REPUBLIKA.CO.ID, JAKARTA -- Anggota Dewan Perwakilan Rakyat Fahira Idris mengatakan, tindakan Pemerintah China terhadap muslim Uighur di wilayah Xinjiang, wajib dikecam. Selain bentuk nyata dari Islamphobia, Fahiran mengatakan tindakan Pemerintah China merupakan bentuk pelanggaran terhadap hak asasi manusia (HAM).
"Apa yang dilakukan Pemerintah China terhadap Muslim Uighur wajib dikecam. Dan mengecam adalah selemah-lemahnya kita membela Muslim Uighur. Jangan sampai bangsa besar seperti Indonesia tidak mengeluarkan pernyataan sama sekali soal nasib Muslim Uighur," ujar Anggota DPD RI Fahira Idris, dalam keterangan tertulisnya, Rabu (19/12).
Menurut Fahira, alasan China yang sejak April 2017 menangkapi sekitar satu juga masyarakat Uighur dan memasukkan ke dalam kamp-kamp konsentrasi sebagai upaya untuk menangkal terorisme global adalah alasan yang tidak bisa diterima akal sehat. Selain sebagai bentuk nyata dari islamphobia, tindakan ini diduga kuat bentuk pelucutan hak-hak dasar Muslim Uighur sebagai manusia.

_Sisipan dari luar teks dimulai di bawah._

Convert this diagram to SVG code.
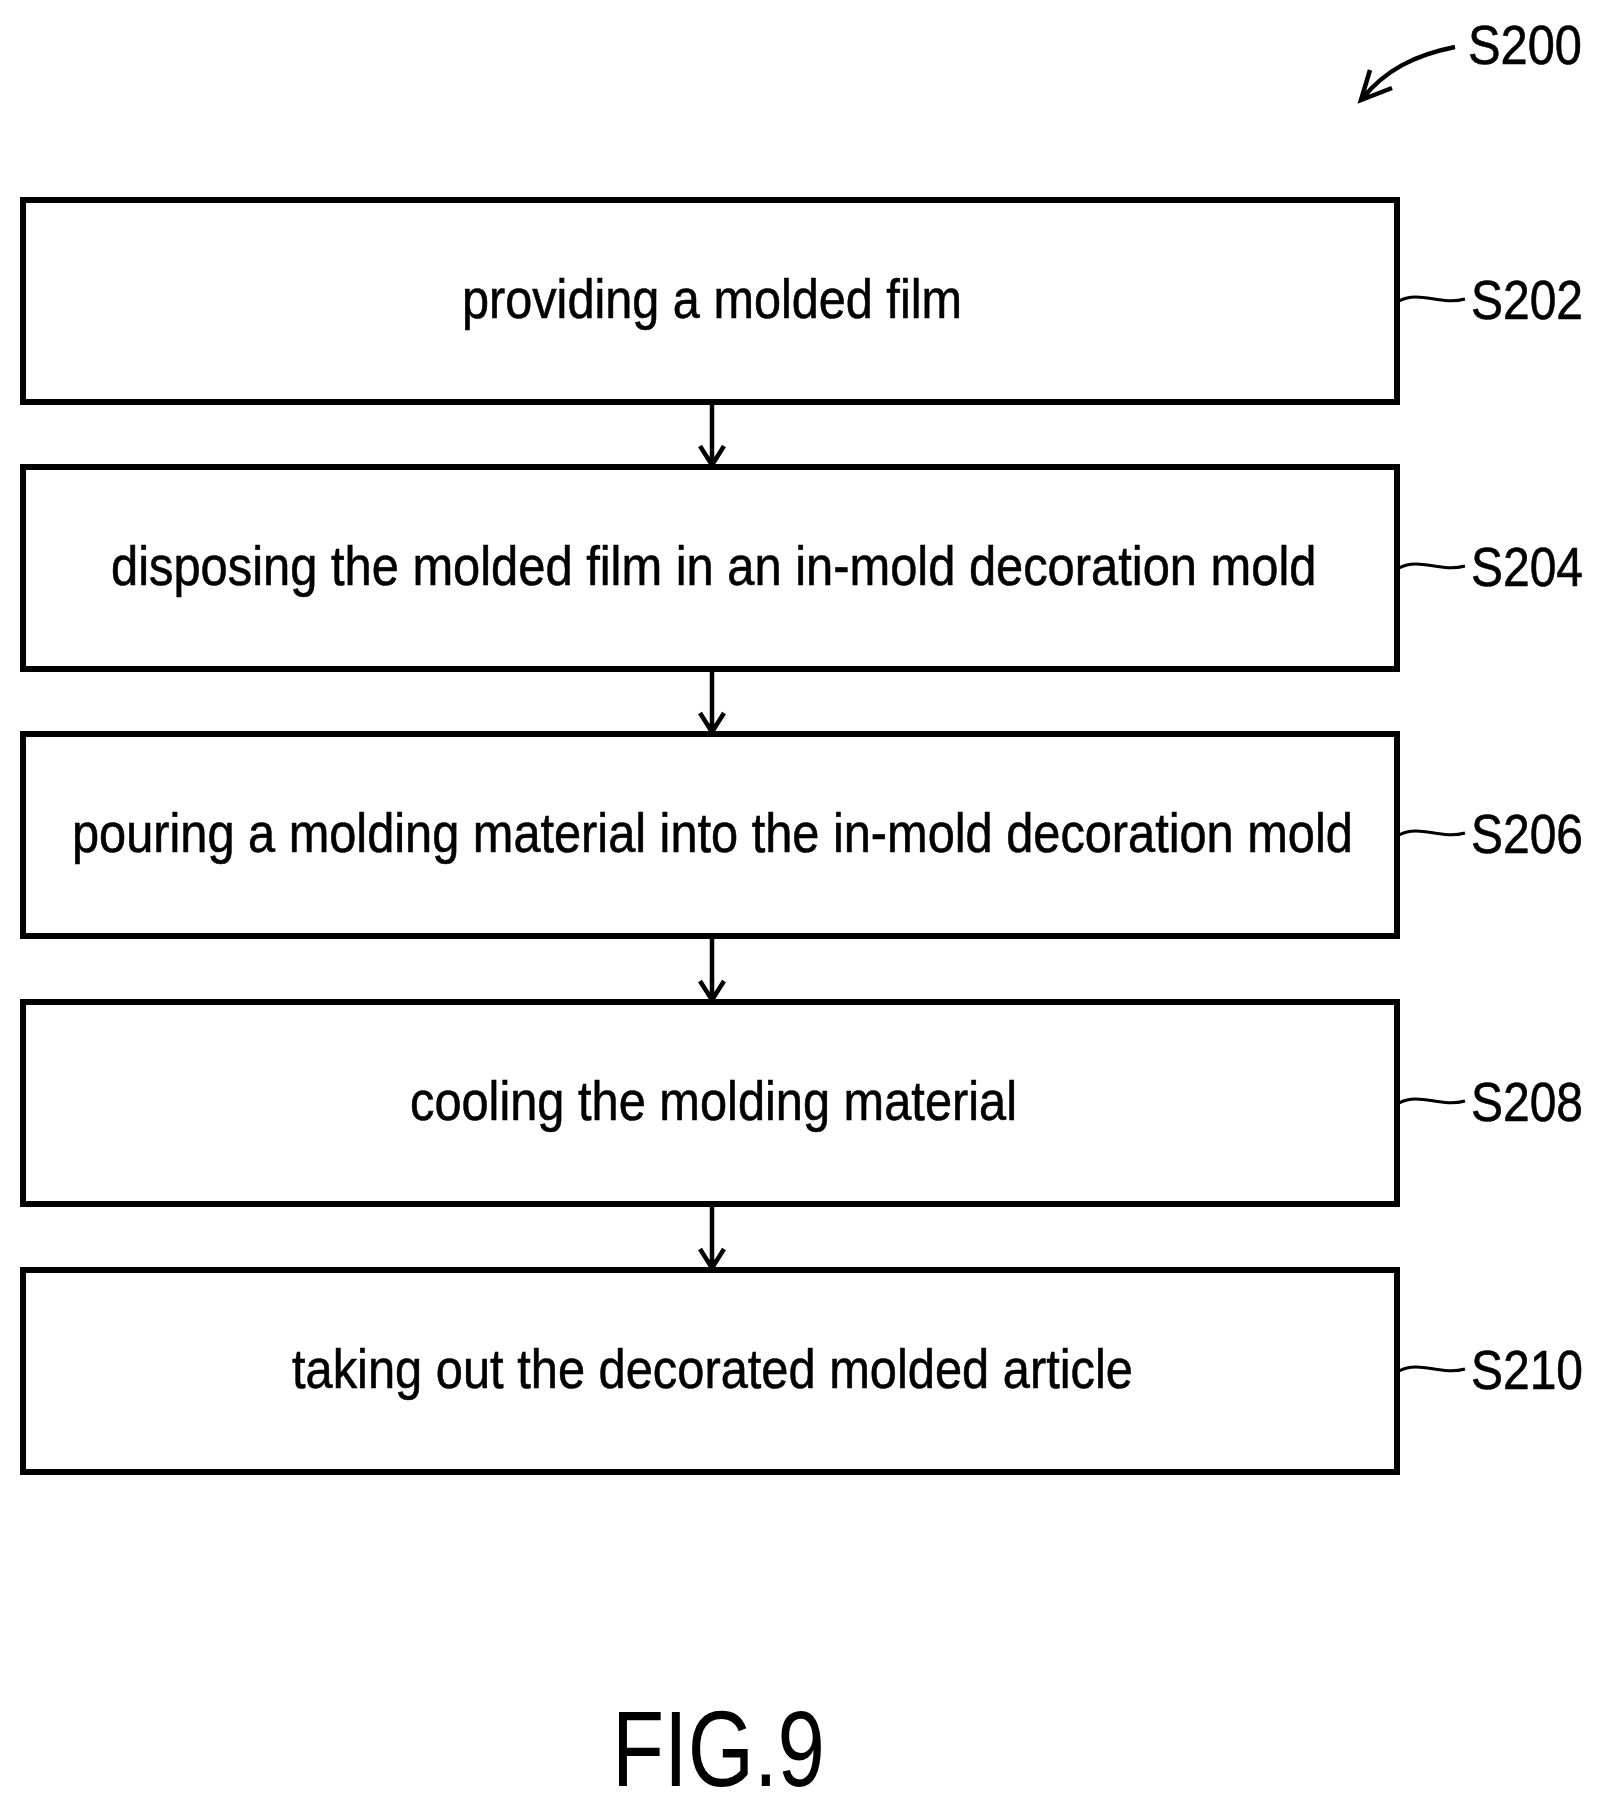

"Identitas dan keyakinan agama itu hak dasar yang melekat pada diri manusia dan keduanya sekarang diduga kuat hendak dicabut dari Muslim Uighur. Tidak mungkin, sebagai manusia, kita tidak beraksi melihat apa yang dialami Muslim Uighur. Ini bukan soal kita ‘merecoki’ urusan dalam negeri China, tetapi ini soal kemanusiaan yang pembelaannya menembus batas-batas negara," tegas Anggota DPD RI DKI Jakarta ini.
Oleh karena itu, Fahira berharap dalam waktu dekat ada intervensi dari negara-negara dunia dan kelompok yang lebih besar untuk mengakhiri krisis yang dialami muslim Uighur di Xinjiang terutama melalui solidaritas negara-negara muslim di mana Indonesia menjadi yang terdepan menggalang solidaritas ini.
Tindakan Pemerintah China yang melakukan penahanan massal tanpa proses hukum terhadap sekitar satu juta muslim Uighur di Xinjiang, menuai kecaman dari dunia internasional. Bahkan, beberapa lembaga internasional menyatakan dalam laporannya bahwa para tahanan dibui tanpa dakwaan dan dipaksa meneriakkan slogan Partai Komunis serta tidak diberikan makanan yang cukup dan muncul laporan penindasan yang meluas.